VALÈNCIA. Lo que era sinónimo de fiesta de lujo, -yo de pequeña me imaginaba a estas alturas en Sidney o Nueva York, mojándome los labios con champán- es hoy una realidad de bata de boatiné y pantuflas enfundadas apenas pasada la medianoche.
A las cenas con espectáculo, salas de fiestas con cotillón y barra libre, brillos, purpurinas, tacones escarpados, antifaz y matasuegras, los envuelve hoy un halo de garrulismo, una tristeza decadente, muy fin de siècle.
La Nochevieja está de luto.
Cuando el español apenas salía de noche, cuando era una hormiga postfranquista y trabajadora, salía en Nochevieja. Hoy se lleva más bien el retiro espiritual, ya sea en pareja o con amigos, ya sea en un piso pero mejor en una casa rural. Se lleva recibir el año sin euforia, ni Calvin Klein, escudriñando por la mirilla antes de abrirle la puerta.
La calle de antaño, que esa noche se abría excitante al misterio, donde cualquier cosa podía suceder, es hoy asfalto sucio e iluminado, un escenario postapocalíptico con obstáculos en forma de vómitos y zombis pasados de copas.
Dime un plato especial de Nochevieja. No lo hay. No se presta atención a la última cena por más que saquemos músculo de tradición cristina. No existe un menú típico, basta con que se cuenten bien las uvas, con que haya bebida en cantidades más que suficientes.
Ya no hay glamour nocheviejil.
Mientras que Papá Noel sigue al alza, y la Navidad se reinventa cada año, con su delirante idea de familia, apuntalada en los extremos por los cuñados -no importa que seamos un país cada día más laico-, la Nochevieja languidece.
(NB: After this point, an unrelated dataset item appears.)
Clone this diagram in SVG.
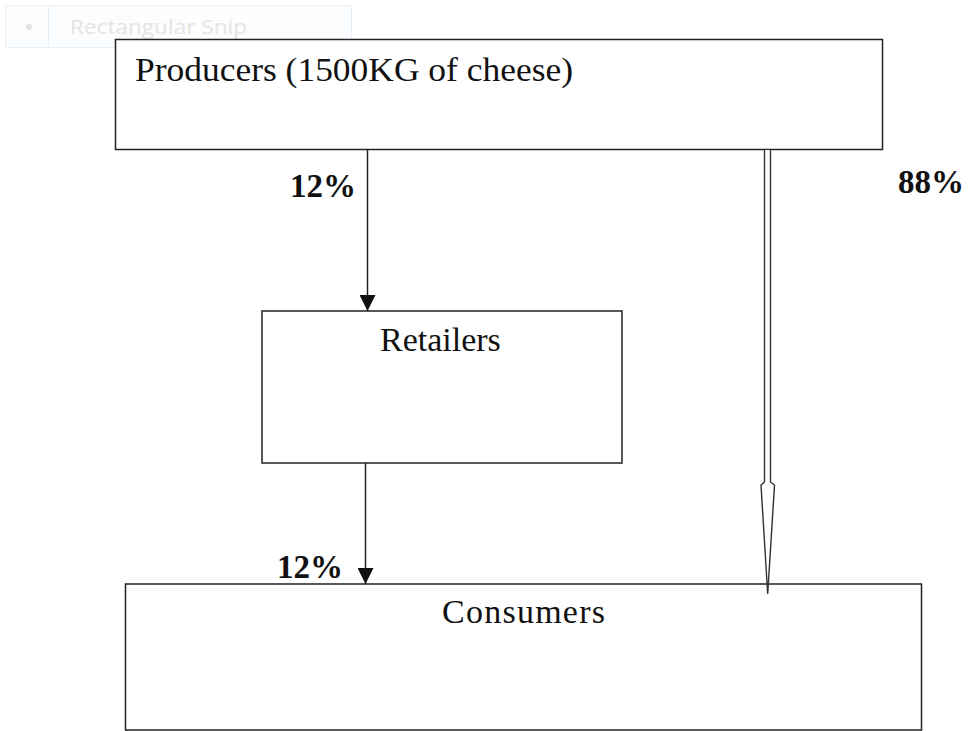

Emparedada entre el teatro familiar y la verdad ontológica del consumismo, queda medio muerta en mitad del calendario.
Si la Navidad es el dedo acusador del mal hijo, del mal padre, del mal hermano, la Nochevieja solitaria lo es del mal amigo.
Pero a pesar de ser la fiesta más devaluada, es la que más felicitaciones sinceras arranca entre los no creyentes, que la superchería es poderosa. Casi nadie se resiste a formular un deseo para el año nuevo, como si el tiempo no fuera una invención humana, como si las malas costumbres pudieran dejarse atrás pasando una hoja del calendario.